3. The process cartridge according to claim 2, wherein the second frame member includes a regulation portion configured to regulate a movement of the charging member when the second frame member is in the separation position.

4. The process cartridge according to claim 2, wherein when the second frame member moves from the contact position to the separation position the developer regulating member remains in contact with the developer bearing member.

5. The process cartridge according to claim 1, further comprising a pressing member configured to press the charging member against the image bearing member while pressing the moving member, the pressing member being positioned between the charging member and the moving member.

6. A process cartridge detachably attachable to an apparatus main body of an image forming apparatus, the process cartridge comprising:

an image bearing member for bearing an electrostatic latent image;

a first frame member configured to support the image bearing member;

a second frame member configured to support the developer bearing member and to be rotatably coupled with the first frame member, the second frame member being movable to a contact position to cause the developer bearing member to contact the image bearing member and a separation position to cause the developer bearing member to separate from the image bearing member;

a developer regulating member configured to regulate an amount of the developer to be carried by the developer bearing member;

a moving member configured to be rotatably disposed on the second frame member and to support the developer regulating member; and

an urging unit configured to urge the moving member to press the developer regulating member against the developer bearing member, the urging unit being attached to the first frame member and the moving member and reducing a force for pressing the developer regulating member against the developer bearing member to be less than a force produced when the second frame member is in the contact position by a movement of the second frame member from the contact position to the separation position.

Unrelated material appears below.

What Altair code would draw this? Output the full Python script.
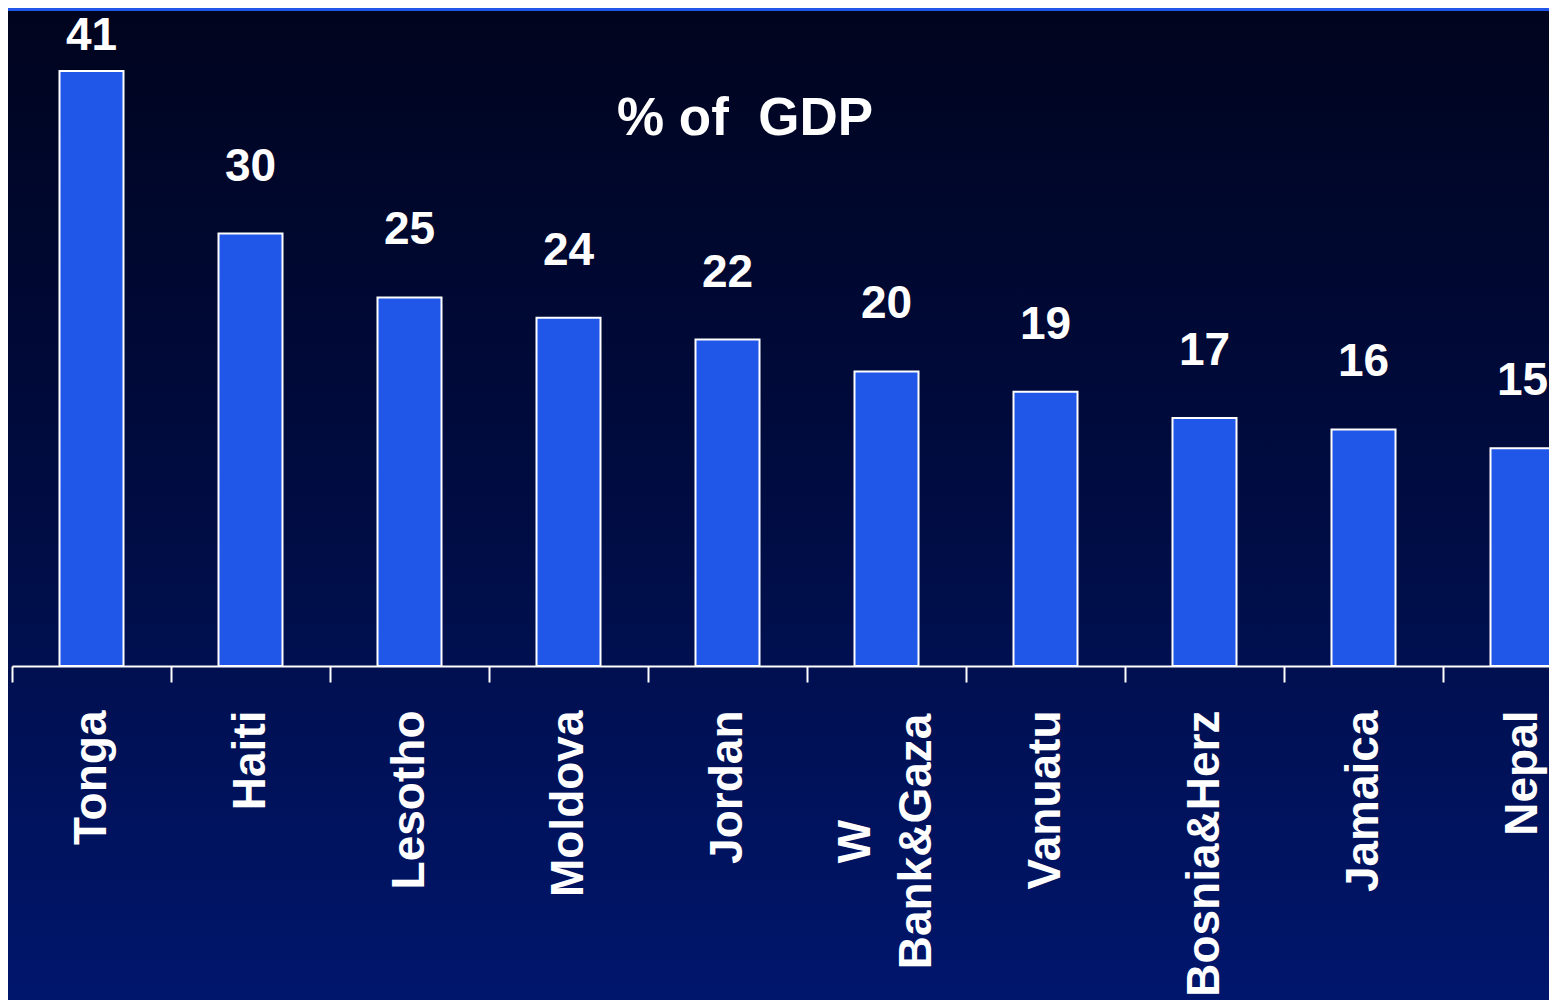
import altair as alt
import pandas as pd

# Data
countries = ["Tonga", "Haiti", "Lesotho", "Moldova", "Jordan", "W Bank&Gaza",
             "Vanuatu", "Bosnia&Herz", "Jamaica", "Nepal"]
values = [41.0, 29.8, 25.4, 24.0, 22.5, 20.3, 18.9, 17.1, 16.3, 15.0]
value_labels = ["41", "30", "25", "24", "22", "20", "19", "17", "16", "15"]
title_text = "% of\u00a0 GDP"

FONT = "Liberation Sans, Arial, Helvetica, sans-serif"
W, H, PLOT_H = 1541, 992, 658
TWO_LINE = "datum.value == 'W Bank&Gaza'"

df = pd.DataFrame({"country": countries, "value": values, "label": value_labels})

x_enc = alt.X(
    "country:N",
    sort=countries,
    scale=alt.Scale(range=[4, 1594], paddingInner=0, paddingOuter=0),
    axis=alt.Axis(
        title=None,
        labelAngle=-90,
        labelFontSize=46,
        labelFont=FONT,
        labelFontWeight="bold",
        labelColor="white",
        labelAlign={"condition": {"test": TWO_LINE, "value": "center"}, "value": "right"},
        labelPadding={"condition": {"test": TWO_LINE, "value": 159}, "value": 28},
        labelOffset={"condition": {"test": TWO_LINE, "value": -31}, "value": 0},
        labelLimit=500,
        labelLineHeight=61,
        labelOverlap=False,
        labelBound=False,
        labelExpr=TWO_LINE + " ? ['W', 'Bank&Gaza'] : datum.value",
        domainColor="white",
        domainWidth=2,
        tickColor="white",
        tickWidth=2,
        tickSize=16,
        tickBand="extent",
        grid=False,
        zindex=1,
    ),
)
y_scale = alt.Scale(domain=[0, 45.35], nice=False, zero=True)

bg = alt.Chart(pd.DataFrame({"k": [0]})).mark_rect(
    fill=alt.Gradient(
        gradient="linear",
        stops=[
            alt.GradientStop(color="#00041e", offset=0),
            alt.GradientStop(color="#000c42", offset=0.5),
            alt.GradientStop(color="#00166c", offset=1),
        ],
        x1=0, x2=0, y1=0, y2=1,
    )
).encode(x=alt.value(0), x2=alt.value(W), y=alt.value(0), y2=alt.value(H))

topline = alt.Chart(pd.DataFrame({"k": [0]})).mark_rule(
    color="#2157e8", strokeWidth=4
).encode(x=alt.value(0), x2=alt.value(W), y=alt.value(1))

bars = alt.Chart(df).mark_bar(
    size=64, color="#2157e9", stroke="white", strokeWidth=2
).encode(
    x=x_enc,
    y=alt.Y("value:Q", scale=y_scale, axis=None),
)

labels = alt.Chart(df).transform_calculate(
    pos="min(datum.value, 38.8)"
).mark_text(
    baseline="alphabetic", dy=-53, fontSize=46, fontWeight="bold",
    font=FONT, color="white"
).encode(
    x=alt.X("country:N", sort=countries),
    y=alt.Y("pos:Q", scale=y_scale, axis=None),
    text="label:N",
)

title = alt.Chart(pd.DataFrame({"t": [title_text]})).mark_text(
    baseline="alphabetic", align="center", fontSize=53, fontWeight="bold",
    font=FONT, color="white"
).encode(x=alt.value(737), y=alt.value(127), text="t:N")

chart = alt.layer(bg, topline, bars, labels, title).properties(
    width=W, height=PLOT_H,
    autosize=alt.AutoSizeParams(type="none"),
    padding={"left": 0, "right": 0, "top": 0, "bottom": H - PLOT_H},
    background="#00041e",
).configure_view(stroke=None)

chart.save("out.html", embed_options={"renderer": "svg", "actions": False})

7. The process cartridge according to claim 6, wherein when the second frame member moves from the contact position to the separation position the developer regulating member remains in contact with the developer bearing member.

8. A developing device for use in an image forming apparatus, the developing device comprising:

a developer bearing member configured to carry a developer for developing an electrostatic latent image to be formed on an image bearing member;

a frame member configured to support the developer bearing member;

a charging member configured to charge the image bearing member;

a moving member configured to be rotatably disposed on the frame member and to support the developer regulating member, the moving member pressing the developer regulating member against the developer bearing member by a force received by contact of the charging member with the image bearing member.

9. The developing device according to claim 8, wherein, when the developing device is in use in the image forming apparatus, the frame member is movable to a contact position to cause the developer bearing member to contact the image bearing member and a separation position to cause the developer bearing member to separate from the image bearing member, and

wherein a movement of the frame member from the contact position to the separation position causes the moving member to reduce a force for pressing the developer regulating member against the developer bearing member to be less than a force produced when the frame member is in the contact position.

10. The developing device according to claim 9, wherein the frame member includes a regulation portion configured to regulate a movement of the charging member when the frame member is in the separation position.

11. The developing device according to claim 9, wherein, when the frame member moves from the contact position to the separation position, the developer regulating member remains in contact with the developer bearing member.

12. The developing device according to claim 8, further comprising a pressing member configured to press the charging member against the image bearing member while pressing the moving member, the pressing member being positioned between the charging member and the moving member.

13. A developing device used in an image forming apparatus including an image bearing member and a first frame member supporting the image bearing member, the developing device comprising:

a developer bearing member configured to carry a developer for developing an electrostatic image formed on the image bearing member;

a second frame member configured to support the developer bearing member and to be movable, when the developing device is in use in the image forming apparatus, to a contact position to cause the developer bearing member to contact the image bearing member and a separation position to cause the developer bearing member to separate from the image bearing member;

a moving member configured to be rotatably disposed on the second frame member and to support the developer regulating member, the moving member reducing a force for pressing the developer regulating member against the developer bearing member to be less than a force produced when the second frame member is in the contact position by a movement of the second frame member from the contact position to the separation position.

14. The developing device according to claim 13, wherein the first frame member includes an urging unit configured to urge the moving member, and

wherein, when the developing device is in use in the image forming apparatus, the moving member is connected to the urging member.

15. The developing device according to claim 13, further comprising an urging unit connected to the moving member and configured to urge the moving member,

wherein the urging unit is connected to the first frame member when the developing device is in use in the image forming apparatus.

16. The developing device according to claim 13, wherein, when the second frame member moves from the contact position to the separation position, the developer regulating member remains in contact with the developer bearing member.

17. An image forming apparatus configured to form an image on a recording medium, the image forming apparatus comprising:

an image bearing member for bearing an electrostatic latent image;

a frame member configured to support the developer bearing member;

a charging member configured to charge the image bearing member;

a moving member configured to be rotatably disposed on the frame member and to support the developer regulating member, the moving member pressing the developer regulating member against the developer bearing member by a force received by contact of the charging member with the image bearing member; and

a fixing unit configured to fix a developer image on the recording medium.

18. An image forming apparatus configured to form an image on a recording medium, the image forming apparatus comprising;

an image bearing member for bearing an electrostatic latent image;

a first frame member configured to support the image bearing member;

a moving member configured to be rotatably disposed on the second frame member and to support the developer regulating member;

an urging unit configured to urge the moving member to press the developer regulating member against the developer bearing member, the urging unit being attached to the first frame member and the moving member and reducing a force for pressing the developer regulating member against the developer bearing member to be less than a force produced when the second frame member is in the contact position by a movement of the second frame member from the contact position to the separation position; and

a contact-separation unit configured to cause the second frame member to move to the contact position and the separation position.